Il y a longtemps, très longtemps, Marcia a quitté son village montagnard. Elle y revient des années plus tard, pour l’enterrement d’Eddy, qui avait épousé Florence, son amie d’enfance. La Montagne entre nous (Sarbacane), de Marcel Shorjian (scénario) et Jeanne Sterkers (dessin), pose la délicate question de l’amour impossible, où les non-dits se disputent aux regrets.
Le dessin est soigné, les couleurs sont douces et fuyantes, les contours sont flous. Cela donne à la BD le sentiment de flotter entre deux époques, entre ville et campagne. Au milieu du gué se dresse Marcia. Élancée, le visage mince et les cheveux blancs tirés en arrière, elle porte le poids de la tristesse et de la fatalité quand elle débarque, sans prévenir, dans ce village qui l’a vu grandir.

La stupeur est générale.

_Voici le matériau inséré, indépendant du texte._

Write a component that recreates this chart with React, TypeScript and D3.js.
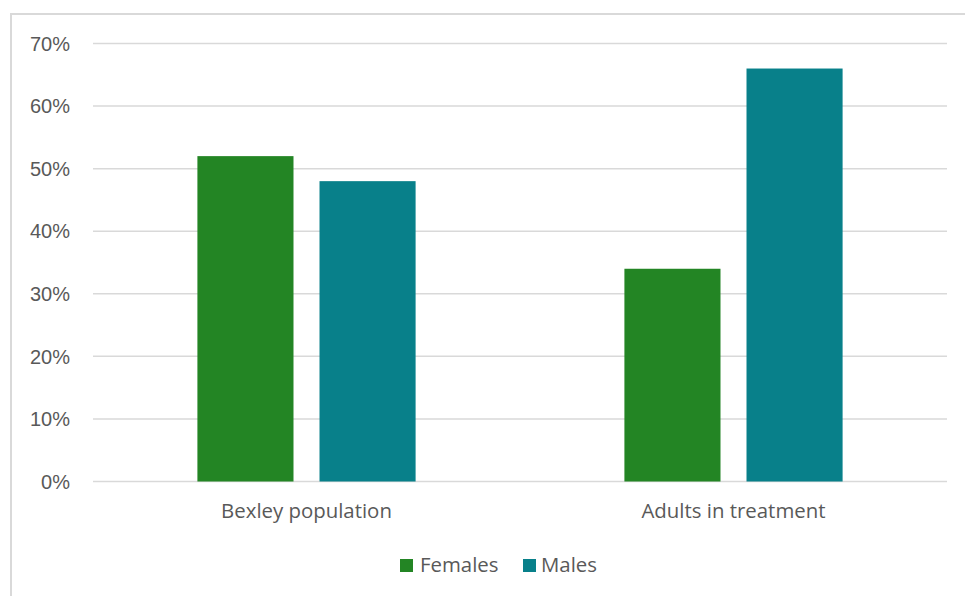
import React from "react";
import * as d3 from "d3";

const categories = ["Bexley population", "Adults in treatment"];
const seriesNames = ["Females", "Males"];
const females = [0.52, 0.34];
const males = [0.48, 0.66];
const yTicks = [0, 0.1, 0.2, 0.3, 0.4, 0.5, 0.6, 0.7];
const colors = ["#238524", "#08808A"];

const W = 965;
const H = 596;
const plot = { left: 93, right: 947, top: 43.5, bottom: 481.5 };
const labelFont = "Open Sans, sans-serif";

export default function App() {
  const x0 = d3
    .scaleBand<string>()
    .domain(categories)
    .range([plot.left, plot.right])
    .paddingInner(0.489)
    .paddingOuter(0.2445);
  const x1 = d3
    .scaleBand<string>()
    .domain(seriesNames)
    .range([0, x0.bandwidth()])
    .paddingInner(0.213)
    .paddingOuter(0);
  const y = d3.scaleLinear().domain([0, 0.7]).range([plot.bottom, plot.top]);
  const fmt = d3.format(".0%");
  const values = [females, males];

  return (
    <svg
      width={W}
      height={H}
      style={{ position: "absolute", left: 0, top: 0, background: "#fff" }}
    >
      <rect x={11} y={14} width={W + 10} height={H + 10} fill="#fff" stroke="#d9d9d9" strokeWidth={2} />
      {yTicks.map((t) => (
        <g key={t}>
          <line x1={plot.left} x2={plot.right} y1={y(t)} y2={y(t)} stroke="#d9d9d9" strokeWidth={1.5} />
          <text
            x={70}
            y={y(t)}
            dy="0.36em"
            textAnchor="end"
            fontFamily="Liberation Sans, Arial, sans-serif"
            fontSize={20}
            fill="#595959"
          >
            {fmt(t)}
          </text>
        </g>
      ))}
      {categories.map((c, i) => (
        <g key={c} transform={`translate(${x0(c)},0)`}>
          {seriesNames.map((s, j) => (
            <rect
              key={s}
              x={x1(s)}
              y={y(values[j][i])}
              width={x1.bandwidth()}
              height={y(0) - y(values[j][i])}
              fill={colors[j]}
            />
          ))}
          <text
            x={x0.bandwidth() / 2}
            y={518}
            textAnchor="middle"
            fontFamily={labelFont}
            fontSize={20.4}
            fill="#595959"
          >
            {c}
          </text>
        </g>
      ))}
      <g>
        <rect x={400} y={559} width={13} height={13} fill={colors[0]} />
        <text x={420} y={572} fontFamily={labelFont} fontSize={20.4} fill="#595959">
          {seriesNames[0]}
        </text>
        <rect x={523} y={559} width={13} height={13} fill={colors[1]} />
        <text x={541} y={572} fontFamily={labelFont} fontSize={20.4} fill="#595959">
          {seriesNames[1]}
        </text>
      </g>
    </svg>
  );
}
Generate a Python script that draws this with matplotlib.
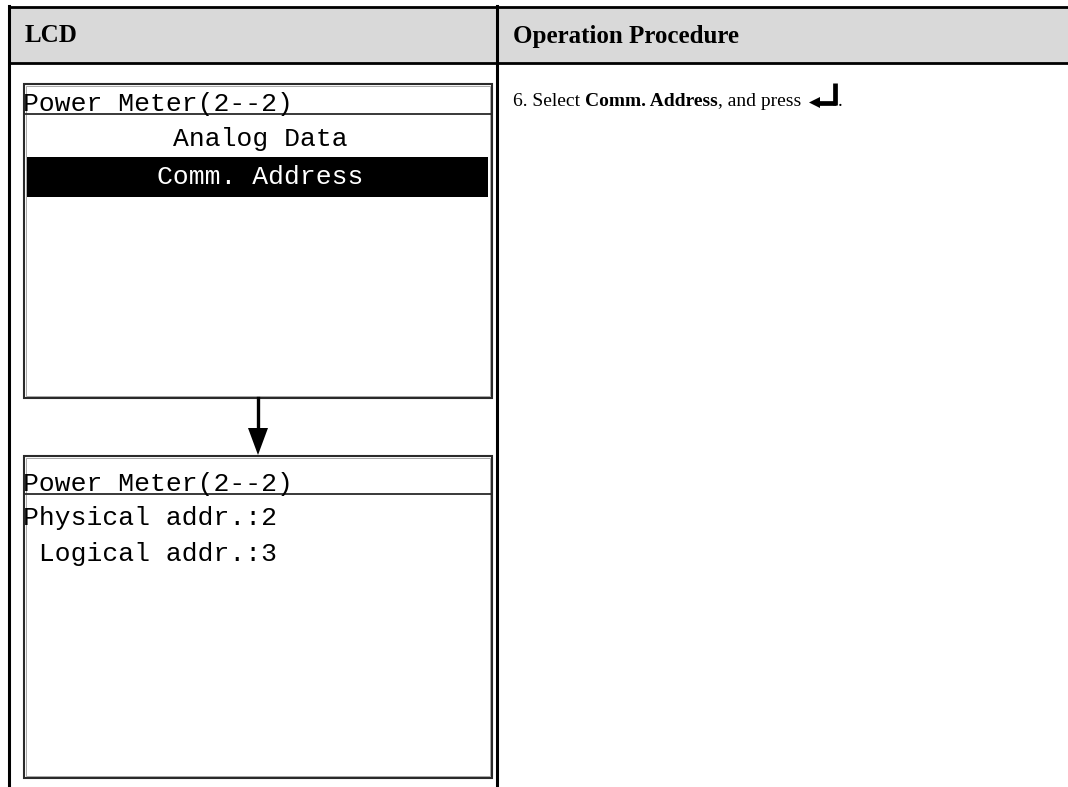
#!/usr/bin/env python3
"""LCD menu step table: Power Meter -> Comm. Address screen."""
import matplotlib
matplotlib.use("Agg")
import matplotlib.pyplot as plt
from matplotlib.patches import Rectangle, Polygon

W, H = 1068, 787

HEADERS = ["LCD", "Operation Procedure"]
SCREEN_TITLE = "Power Meter(2--2)"
MENU_ITEMS = ["Analog Data", "Comm. Address"]
SELECTED = 1
ADDR_LINES = ["Physical addr.:2", " Logical addr.:3"]
STEP_PARTS = [("6. Select ", "normal"), ("Comm. Address", "bold"), (", and press", "normal")]

SERIF = "Liberation Serif"
MONO = "Liberation Mono"
LCD_SIZE = 19
BODY_SIZE = 14

fig = plt.figure(figsize=(W / 100, H / 100), dpi=100)
ax = fig.add_axes([0, 0, 1, 1])
ax.set_xlim(0, W)
ax.set_ylim(H, 0)
ax.axis("off")

# table frame
ax.add_patch(Rectangle((9, 7), W - 9, 56, facecolor="#d9d9d9", edgecolor="none"))
ax.plot([9, W], [7, 7], color="black", lw=2)
ax.plot([9, W], [63, 63], color="black", lw=2)
ax.plot([9, 9], [6, H], color="black", lw=2.2)
ax.plot([497, 497], [6, H], color="black", lw=2.2)

ax.text(25, 36, HEADERS[0], family=SERIF, fontsize=18, fontweight="bold", va="center")
ax.text(513, 36, HEADERS[1], family=SERIF, fontsize=18, fontweight="bold", va="center")


def lcd_box(top, bottom, title_bottom):
    ax.add_patch(Rectangle((24, top), 468, bottom - top, facecolor="white",
                           edgecolor="#2a2a2a", lw=1.5))
    ax.add_patch(Rectangle((26, top + 2), 464, bottom - top - 4, facecolor="none",
                           edgecolor="#9a9a9a", lw=0.6))
    ax.plot([24, 492], [title_bottom, title_bottom], color="#2a2a2a", lw=1.3)
    ax.text(23, title_bottom - 3, SCREEN_TITLE, family=MONO, fontsize=LCD_SIZE, va="baseline")


# first screen: menu
lcd_box(84, 398, 114)
menu_y = [139, 177]
for i, (item, y) in enumerate(zip(MENU_ITEMS, menu_y)):
    if i == SELECTED:
        ax.add_patch(Rectangle((27, y - 20), 461, 40, facecolor="black", edgecolor="none"))
    ax.text(260, y, item, family=MONO, fontsize=LCD_SIZE, ha="center", va="center",
            color="white" if i == SELECTED else "black")

# arrow between screens
ax.plot([258, 258], [398, 430], color="black", lw=2.4)
ax.add_patch(Polygon([[248, 428], [268, 428], [258, 455]], closed=True,
                     facecolor="black", edgecolor="none"))

# second screen: addresses
lcd_box(456, 778, 494)
for line, y in zip(ADDR_LINES, [518, 554]):
    ax.text(23, y, line, family=MONO, fontsize=LCD_SIZE, va="center")

# step text with bold run
x = 513
base_y = 106
prev = None
for txt, weight in STEP_PARTS:
    if prev is None:
        prev = ax.text(x, base_y, txt, family=SERIF, fontsize=BODY_SIZE, fontweight=weight,
                       va="baseline")
    else:
        prev = ax.annotate(txt, xy=(1, base_y), xycoords=(prev, "data"),
                           family=SERIF, fontsize=BODY_SIZE, fontweight=weight, va="baseline")

fig.canvas.draw()
bb = prev.get_window_extent().transformed(ax.transData.inverted())
ex = max(bb.x0, bb.x1) + 8
# enter key symbol
ax.plot([ex + 26, ex + 26], [83, 105], color="black", lw=3.4, solid_capstyle="butt")
ax.plot([ex + 9, ex + 27], [102.5, 102.5], color="black", lw=3.4, solid_capstyle="butt")
ax.add_patch(Polygon([[ex, 102.5], [ex + 11, 97], [ex + 11, 108]], closed=True,
                     facecolor="black", edgecolor="none"))
ax.text(ex + 29, base_y, ".", family=SERIF, fontsize=BODY_SIZE, va="baseline")

fig.savefig("out.png", dpi=100)
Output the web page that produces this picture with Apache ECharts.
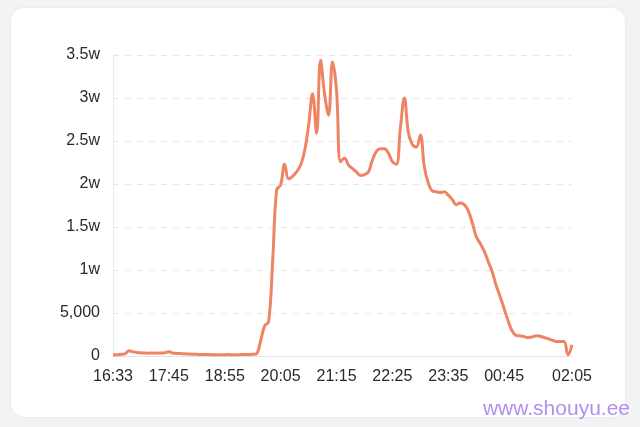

Seule sa mère, malade et dont le regard reste perdu dans le vide, ne manifeste aucune surprise. Un paquet d’années pourtant qu’elle n’a pas revu sa fille. Il est trop tard sans doute. Pour autant, est-il trop tard également pour renouer le contact avec Florence ? Toute la bande-dessinée se construit autour de cette question, lancinante et douloureuse.

Pour nous aider à comprendre, les flash-backs sont nombreux. Leur succession permet à Marcel Shorjian et Jeanne Sterkers de procéder par petites touches. Nous sommes ainsi les témoins du drame qui s’est joué par le passé. Dès lors, les retrouvailles entre les deux femmes ne vont pas aller de soi. C’est qu’on ne peut balayer d’un revers de main quelques décennies d’une vie bien rangée, quand bien même les rêves d’évasion continuent de hanter les pensées les plus folles.

La distance, les conventions, les non-dits… Imposante, la Montagne n’est pas la seule à avoir, dans cette bande-dessinée, le mauvais rôle : celui qui sépare, qui éloigne, qui fissure et exacerbe, parfois, la violence. Elle donne pourtant un joli titre à l’ouvrage, dont la lecture se révèle plaisante car pleine de tendresse pour les personnages attachants qu’elle révèle.